İslam coğrafyası, kan ve gözyaşının en çok aktığı yerler. Huzursuzluğun, mutsuzluğun, korkunun, güvensizliğin ve açlığın coğrafyasının İslam devletlerinin bulunduğu yerlerde olması bir rastlantı mı?
Hayır!
Acı olan şudur ki, İslam dünyasının entelektüelleri/aydınları bu durumu temel bir sorun olarak görmüyorlar veya bu soruna doğrudan cevap aramıyorlar. En iyi verdikleri cevap, İslam dünyasını bugünkü hale sokan Batı sömürgeciliğidir, Haçlı Seferleridir vs. diyerek suçu başkasında arıyorlar. Evindeki pisliği halının altına süpürerek gizlemek evde daha büyük pisliğe yol açıyor ki, İslam dünyasının hali tam da budur.
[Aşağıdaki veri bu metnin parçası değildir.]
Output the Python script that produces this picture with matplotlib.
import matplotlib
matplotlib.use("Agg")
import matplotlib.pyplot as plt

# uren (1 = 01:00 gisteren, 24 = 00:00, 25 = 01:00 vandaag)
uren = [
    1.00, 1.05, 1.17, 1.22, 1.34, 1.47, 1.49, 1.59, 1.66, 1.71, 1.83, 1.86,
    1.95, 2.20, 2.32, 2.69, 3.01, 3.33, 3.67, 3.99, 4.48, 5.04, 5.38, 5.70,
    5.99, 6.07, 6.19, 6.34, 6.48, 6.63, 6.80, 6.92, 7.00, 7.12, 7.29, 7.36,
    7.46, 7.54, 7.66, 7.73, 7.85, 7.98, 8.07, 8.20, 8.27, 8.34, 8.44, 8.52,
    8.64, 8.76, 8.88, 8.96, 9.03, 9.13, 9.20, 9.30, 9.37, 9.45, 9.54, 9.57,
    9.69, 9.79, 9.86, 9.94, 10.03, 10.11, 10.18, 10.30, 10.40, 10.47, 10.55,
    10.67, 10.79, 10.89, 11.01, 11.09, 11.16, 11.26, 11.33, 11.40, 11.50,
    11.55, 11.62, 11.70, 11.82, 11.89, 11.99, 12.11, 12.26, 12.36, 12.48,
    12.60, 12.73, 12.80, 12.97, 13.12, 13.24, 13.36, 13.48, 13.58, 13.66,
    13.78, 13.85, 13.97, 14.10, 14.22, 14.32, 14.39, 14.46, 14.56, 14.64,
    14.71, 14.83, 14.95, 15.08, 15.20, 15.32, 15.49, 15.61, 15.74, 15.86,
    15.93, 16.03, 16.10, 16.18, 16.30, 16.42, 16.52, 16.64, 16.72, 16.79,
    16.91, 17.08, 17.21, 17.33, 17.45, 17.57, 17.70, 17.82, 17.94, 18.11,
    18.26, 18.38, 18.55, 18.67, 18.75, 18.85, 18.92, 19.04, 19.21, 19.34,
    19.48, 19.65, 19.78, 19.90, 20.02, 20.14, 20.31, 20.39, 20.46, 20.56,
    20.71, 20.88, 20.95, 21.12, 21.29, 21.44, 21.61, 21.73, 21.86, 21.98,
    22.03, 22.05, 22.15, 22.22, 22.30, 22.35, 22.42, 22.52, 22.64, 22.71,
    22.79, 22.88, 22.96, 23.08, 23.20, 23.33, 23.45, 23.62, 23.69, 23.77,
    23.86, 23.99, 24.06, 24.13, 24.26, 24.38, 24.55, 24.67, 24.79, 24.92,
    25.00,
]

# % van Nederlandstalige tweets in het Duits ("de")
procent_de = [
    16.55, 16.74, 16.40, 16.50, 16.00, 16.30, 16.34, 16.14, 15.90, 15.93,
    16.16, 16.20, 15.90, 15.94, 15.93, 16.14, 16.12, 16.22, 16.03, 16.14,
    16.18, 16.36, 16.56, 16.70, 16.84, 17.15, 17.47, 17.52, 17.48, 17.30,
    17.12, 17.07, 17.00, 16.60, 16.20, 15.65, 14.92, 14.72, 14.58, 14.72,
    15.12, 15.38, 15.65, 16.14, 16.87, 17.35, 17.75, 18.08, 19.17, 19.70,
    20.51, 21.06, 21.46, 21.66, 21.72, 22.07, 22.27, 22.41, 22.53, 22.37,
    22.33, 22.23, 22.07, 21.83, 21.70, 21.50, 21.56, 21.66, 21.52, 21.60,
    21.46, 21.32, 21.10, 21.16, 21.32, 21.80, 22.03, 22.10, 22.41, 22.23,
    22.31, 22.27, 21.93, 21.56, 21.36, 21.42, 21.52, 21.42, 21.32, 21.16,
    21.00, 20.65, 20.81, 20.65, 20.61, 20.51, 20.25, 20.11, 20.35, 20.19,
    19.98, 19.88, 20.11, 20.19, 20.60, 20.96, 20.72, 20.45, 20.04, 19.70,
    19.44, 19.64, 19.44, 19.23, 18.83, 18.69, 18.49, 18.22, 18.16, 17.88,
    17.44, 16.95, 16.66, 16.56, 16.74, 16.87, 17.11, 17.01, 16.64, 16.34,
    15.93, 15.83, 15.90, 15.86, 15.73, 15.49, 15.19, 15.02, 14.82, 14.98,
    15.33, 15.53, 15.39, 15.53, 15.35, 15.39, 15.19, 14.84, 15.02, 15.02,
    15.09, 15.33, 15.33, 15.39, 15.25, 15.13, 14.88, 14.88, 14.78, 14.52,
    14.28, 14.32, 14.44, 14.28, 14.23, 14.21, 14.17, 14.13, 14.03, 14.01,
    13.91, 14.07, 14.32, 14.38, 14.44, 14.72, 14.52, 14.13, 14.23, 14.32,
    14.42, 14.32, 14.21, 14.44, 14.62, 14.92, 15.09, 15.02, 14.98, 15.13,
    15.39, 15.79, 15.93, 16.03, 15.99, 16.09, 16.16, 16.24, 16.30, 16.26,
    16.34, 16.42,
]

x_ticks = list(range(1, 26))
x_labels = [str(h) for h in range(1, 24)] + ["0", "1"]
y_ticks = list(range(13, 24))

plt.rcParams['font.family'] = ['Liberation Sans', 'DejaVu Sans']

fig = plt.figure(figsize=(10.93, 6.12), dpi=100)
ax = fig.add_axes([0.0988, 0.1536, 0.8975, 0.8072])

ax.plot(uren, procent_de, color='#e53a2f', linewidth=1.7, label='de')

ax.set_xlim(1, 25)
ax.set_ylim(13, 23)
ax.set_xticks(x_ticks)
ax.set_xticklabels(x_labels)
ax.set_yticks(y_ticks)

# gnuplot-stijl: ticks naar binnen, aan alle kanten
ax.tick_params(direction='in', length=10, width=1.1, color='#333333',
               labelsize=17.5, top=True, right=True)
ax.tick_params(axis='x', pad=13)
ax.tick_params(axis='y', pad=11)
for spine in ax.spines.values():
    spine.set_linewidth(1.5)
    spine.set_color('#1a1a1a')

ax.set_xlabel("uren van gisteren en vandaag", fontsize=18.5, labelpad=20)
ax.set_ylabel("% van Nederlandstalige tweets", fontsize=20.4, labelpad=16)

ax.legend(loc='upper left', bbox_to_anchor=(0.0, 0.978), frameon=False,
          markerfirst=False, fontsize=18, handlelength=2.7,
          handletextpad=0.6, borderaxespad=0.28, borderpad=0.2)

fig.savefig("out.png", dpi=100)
Bu zulmün kaynağı iktidarlar ve onların siyasal İslamcı ideolojileridir!
En büyük riyakârlar Esad’a diktatör deyip de Suud, Katar, Kuveyt gibi krallıkların kuyrukçuluğunu yapanlardır. Dolara tapanlar, İslamcı kılıfların altında gemilerini yürütüyorlar! Böyle bir İslam dünyasından huzur beklemek, Godo’yu beklemekten daha umutsuz bir durumdur!
İslam’ı beşeri siyasetin aracı yapanlar, göçmenlerin neden İslam ülkelerine değil de, batılı Hıristiyan ülkelere gittiklerinin cevabını vermekle mükelleftirler. Bu Müslümanları ‘gâvur’ ellere muhtaç edenler kimlerdir?
İslam dinini beşeri hayatın bir manivelası gibi kullanan iktidarlar, bu dini, kendi inanlarını birbirine düşmanlaştıran, çatıştıran bir anlayışa dönüştürdüler. Müslümanların zihin dünyası çölleşmeye devam ediyor.